Miller worked in the chimney yard, which he said paid more money than a lot of mill jobs, but there was a reason for that—noise.

“The doctor told me to get out there because with all the hammering and noise, I’d go deaf,” he said. “So I drove a truck after that, hauling the dolomite around the mill to clean out the furnaces.”

Though some knew Miller was U.S. Steel’s longest surviving pensioner, most knew him as the last person directly associated with the greatest team in Negro League baseball history—the Homestead Grays. He was their back-up batboy.

Featuring legendary players like Josh Gibson, “Cool Papa” Bell, Buck Leonard and Satchel Paige, the Grays dominated Negro League baseball for nearly 50 years. And between 1935 and 1947, they won every championship series played.

“I was there when Satchel Paige told the outfielders to sit down because no balls were coming out there, then struck out the side,” Miller said. “And at the Grays’ field over on West Run Road, I saw Josh (Gibson) hit one that went over the mill and into the river—550 feet.”

But Miller wasn’t just remembered locally. In 2003, when John “Buck” O’Neil, the legendary former Kansas City Monarch’s first baseman and coach and chairman of the Negro Leagues Baseball Museum visited the Hill District for the first time in 60 years, before signing a single autograph, he wanted to see “Lucky.”

Asking, “Where’s the old man,” the (then) 91-year-old O’Neil made his way through the crowded lobby at One Hope Square to find Miller.
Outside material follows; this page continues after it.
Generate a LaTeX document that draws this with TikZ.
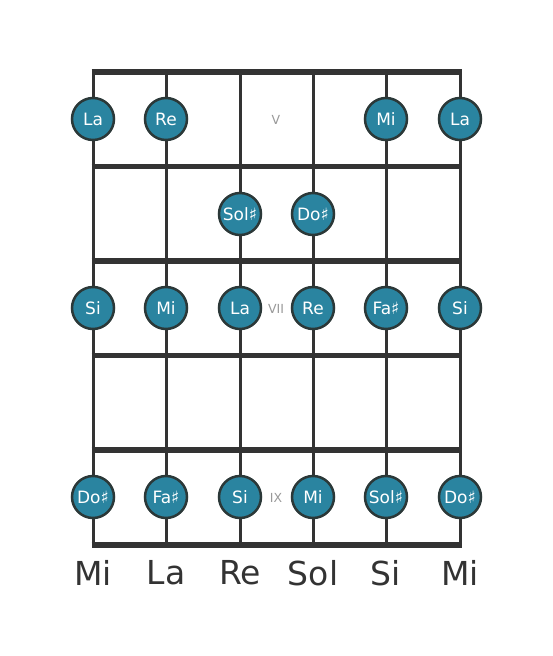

“Lucky Miller,” O’Neil shouted as he sat down. “The last time I saw you was at the Crawford Grill, with Satchel (Paige) sitting on one end of the bar and Josh (Gibson) on the other.”

Following the service, Miller was interred at Homewood Cemetery.

Miller is survived by his children Annie J. Reeves (Bill), Ruth L. Hines (Joseph) and Daniel E. “Billy” Miller, 10 grandchildren, 15 great grandchildren, and one great-great grandchild.